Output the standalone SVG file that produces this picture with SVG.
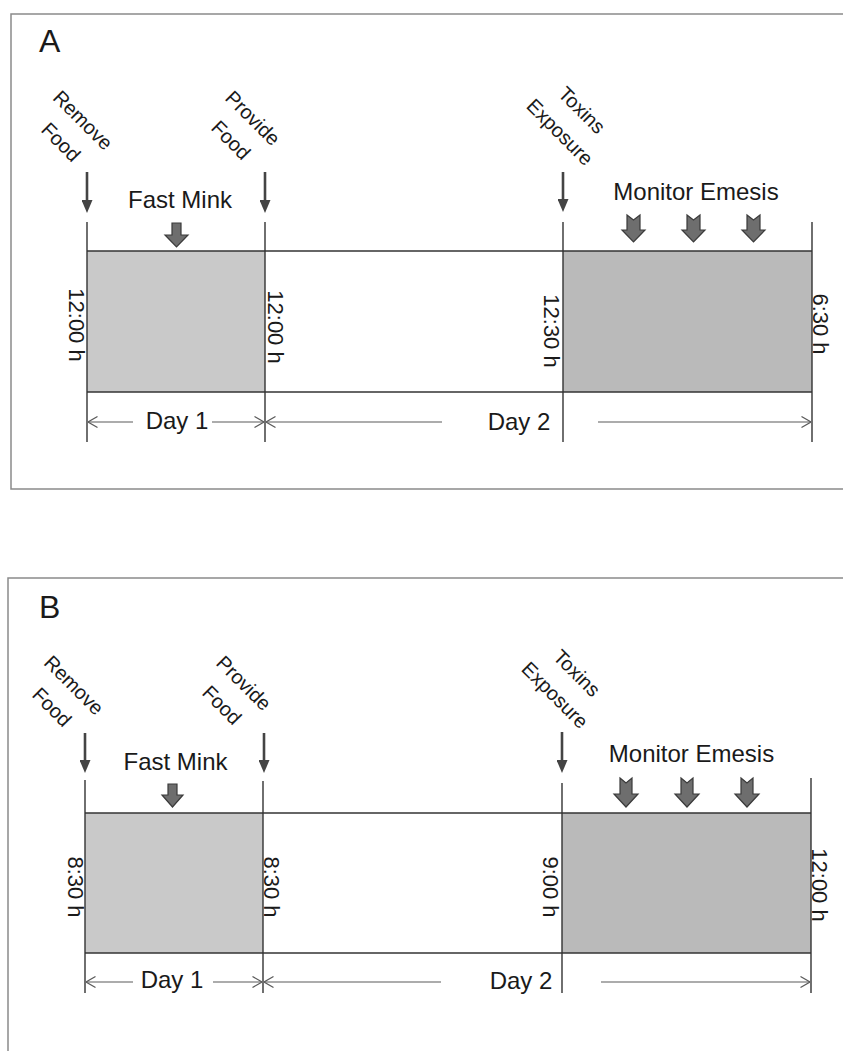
<svg xmlns="http://www.w3.org/2000/svg" width="843" height="1051" viewBox="0 0 843 1051">
<style>
.frame{fill:none;stroke:#8a8a8a;stroke-width:1.5}
.t{font-family:"Liberation Sans",Arial,sans-serif;fill:#1a1a1a}
.big{font-size:32px}
.lab{font-size:24px}
.rot{font-size:20px}
.tm{font-size:22px}
.day{font-size:24px}
.shadeL{fill:#c9c9c9}
.shadeR{fill:#bababa}
.hl{stroke:#333;stroke-width:1.6;fill:none}
.vl{stroke:#333;stroke-width:1.4;fill:none}
.dayline{stroke:#5a5a5a;stroke-width:1.2;fill:none;marker-end:url(#chev)}
.drop{stroke:#444;stroke-width:2.6;fill:none;marker-end:url(#tri)}
.fat{fill:#6e6e6e;stroke:#3a3a3a;stroke-width:1.2}
</style>
<defs>
<marker id="chev" viewBox="0 0 10 12" refX="10" refY="6" markerWidth="10" markerHeight="12" markerUnits="userSpaceOnUse" orient="auto">
<path d="M0.5,0.5 L10,6 L0.5,11.5" fill="none" stroke="#5a5a5a" stroke-width="1.2"/>
</marker>
<marker id="tri" viewBox="0 0 13 11" refX="0" refY="5.5" markerWidth="13" markerHeight="11" markerUnits="userSpaceOnUse" orient="auto">
<path d="M0,0 L13,5.5 L0,11 z" fill="#444"/>
</marker>
</defs>

<!-- ================= PANEL A ================= -->
<g id="panel-a-frame"><rect class="frame" x="11" y="14" width="850" height="475"/></g>
<g id="panel-a-letter"><text class="t big" x="39" y="52">A</text></g>

<g id="a-fast-period"><rect class="shadeL" x="87" y="251" width="178" height="141"/></g>
<g id="a-monitor-period"><rect class="shadeR" x="563" y="251" width="249" height="141"/></g>

<g id="a-remove-food"><text class="t rot" text-anchor="middle" transform="translate(78,125) rotate(45)"><tspan x="0" y="0">Remove</tspan><tspan x="0" y="31">Food</tspan></text></g>
<g id="a-provide-food"><text class="t rot" text-anchor="middle" transform="translate(248,123) rotate(45)"><tspan x="0" y="0">Provide</tspan><tspan x="0" y="31">Food</tspan></text></g>
<g id="a-toxins"><text class="t rot" text-anchor="middle" transform="translate(577,115) rotate(45)"><tspan x="0" y="0">Toxins</tspan><tspan x="0" y="31">Exposure</tspan></text></g>
<g id="a-fast-mink"><text class="t lab" text-anchor="middle" x="180" y="208">Fast Mink</text></g>
<g id="a-monitor"><text class="t lab" text-anchor="middle" x="696" y="200">Monitor Emesis</text></g>

<g id="a-times">
<text class="t tm" text-anchor="middle" transform="translate(69,325) rotate(90)">12:00 h</text>
<text class="t tm" text-anchor="middle" transform="translate(268,327) rotate(90)">12:00 h</text>
<text class="t tm" text-anchor="middle" transform="translate(544,331) rotate(90)">12:30 h</text>
<text class="t tm" text-anchor="middle" transform="translate(813,324) rotate(90)">6:30 h</text>
</g>
<g id="a-day1"><text class="t day" text-anchor="middle" x="177" y="429">Day 1</text></g>
<g id="a-day2"><text class="t day" text-anchor="middle" x="519" y="430">Day 2</text></g>

<!-- ================= PANEL B ================= -->
<g id="panel-b-frame"><rect class="frame" x="8" y="578" width="850" height="500"/></g>
<g id="panel-b-letter"><text class="t big" x="39" y="618">B</text></g>

<g id="b-fast-period"><rect class="shadeL" x="85" y="813" width="178" height="140"/></g>
<g id="b-monitor-period"><rect class="shadeR" x="562" y="813" width="249" height="140"/></g>

<g id="b-remove-food"><text class="t rot" text-anchor="middle" transform="translate(69,690) rotate(45)"><tspan x="0" y="0">Remove</tspan><tspan x="0" y="31">Food</tspan></text></g>
<g id="b-provide-food"><text class="t rot" text-anchor="middle" transform="translate(239,688) rotate(45)"><tspan x="0" y="0">Provide</tspan><tspan x="0" y="31">Food</tspan></text></g>
<g id="b-toxins"><text class="t rot" text-anchor="middle" transform="translate(572,678) rotate(45)"><tspan x="0" y="0">Toxins</tspan><tspan x="0" y="31">Exposure</tspan></text></g>
<g id="b-fast-mink"><text class="t lab" text-anchor="middle" x="175.5" y="770">Fast Mink</text></g>
<g id="b-monitor"><text class="t lab" text-anchor="middle" x="691.5" y="762">Monitor Emesis</text></g>

<g id="b-times">
<text class="t tm" text-anchor="middle" transform="translate(68,887) rotate(90)">8:30 h</text>
<text class="t tm" text-anchor="middle" transform="translate(264,887) rotate(90)">8:30 h</text>
<text class="t tm" text-anchor="middle" transform="translate(543,887) rotate(90)">9:00 h</text>
<text class="t tm" text-anchor="middle" transform="translate(812,885) rotate(90)">12:00 h</text>
</g>
<g id="b-day1"><text class="t day" text-anchor="middle" x="172" y="988">Day 1</text></g>
<g id="b-day2"><text class="t day" text-anchor="middle" x="521" y="989">Day 2</text></g>

<!-- ================= CONNECTORS ================= -->
<g id="connectors">
<!-- panel A timeline lines -->
<line class="hl" x1="87" y1="251" x2="812" y2="251"/>
<line class="hl" x1="87" y1="392" x2="812" y2="392"/>
<line class="vl" x1="87" y1="222" x2="87" y2="442"/>
<line class="vl" x1="265" y1="222" x2="265" y2="442"/>
<line class="vl" x1="563" y1="222" x2="563" y2="442"/>
<line class="vl" x1="812" y1="222" x2="812" y2="442"/>
<!-- panel A day arrows -->
<line class="dayline" x1="133" y1="422" x2="88" y2="422"/>
<line class="dayline" x1="212" y1="422" x2="264" y2="422"/>
<line class="dayline" x1="442" y1="422" x2="266" y2="422"/>
<line class="dayline" x1="598" y1="422" x2="811" y2="422"/>
<!-- panel A drop arrows -->
<line class="drop" x1="87" y1="172" x2="87" y2="200"/>
<line class="drop" x1="265" y1="172" x2="265" y2="200"/>
<line class="drop" x1="563" y1="172" x2="563" y2="199"/>
<!-- panel A block arrows -->
<polygon class="fat" points="172,223 181,223 181,235 188,235 176.5,247 165,235 172,235"/>
<polygon class="fat" points="627,215 633.5,220 640,215 640,230 645,230 633.5,242 622,230 627,230"/>
<polygon class="fat" points="687,215 693.5,220 700,215 700,230 705,230 693.5,242 682,230 687,230"/>
<polygon class="fat" points="747,215 753.5,220 760,215 760,230 765,230 753.5,242 742,230 747,230"/>

<!-- panel B timeline lines -->
<line class="hl" x1="85" y1="813" x2="811" y2="813"/>
<line class="hl" x1="85" y1="953" x2="811" y2="953"/>
<line class="vl" x1="85" y1="780" x2="85" y2="993"/>
<line class="vl" x1="263" y1="781" x2="263" y2="993"/>
<line class="vl" x1="562" y1="783" x2="562" y2="993"/>
<line class="vl" x1="811" y1="778" x2="811" y2="993"/>
<!-- panel B day arrows -->
<line class="dayline" x1="133" y1="982" x2="86" y2="982"/>
<line class="dayline" x1="213" y1="982" x2="262" y2="982"/>
<line class="dayline" x1="441" y1="982" x2="264" y2="982"/>
<line class="dayline" x1="601" y1="982" x2="810" y2="982"/>
<!-- panel B drop arrows -->
<line class="drop" x1="85" y1="733" x2="85" y2="760"/>
<line class="drop" x1="264" y1="733" x2="264" y2="760"/>
<line class="drop" x1="562" y1="732" x2="562" y2="760"/>
<!-- panel B block arrows -->
<polygon class="fat" points="168,784 177,784 177,795 183,795 172.5,807 162,795 168,795"/>
<polygon class="fat" points="620,778 626,783 632,778 632,794 638,794 626,807 614,794 620,794"/>
<polygon class="fat" points="681,778 687,783 693,778 693,794 699,794 687,807 675,794 681,794"/>
<polygon class="fat" points="741,778 747,783 753,778 753,794 759,794 747,807 735,794 741,794"/>
</g>
</svg>
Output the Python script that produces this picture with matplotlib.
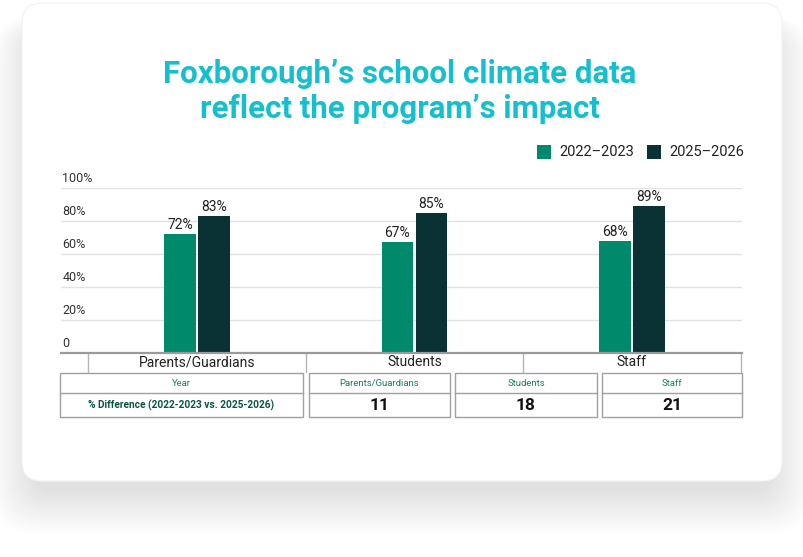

————

Objective -
Find all the lines containing "with" in the material, then copy them.

Exercise output -
Output the standalone SVG file that produces this picture with SVG.
Output the Python script that produces this picture with matplotlib.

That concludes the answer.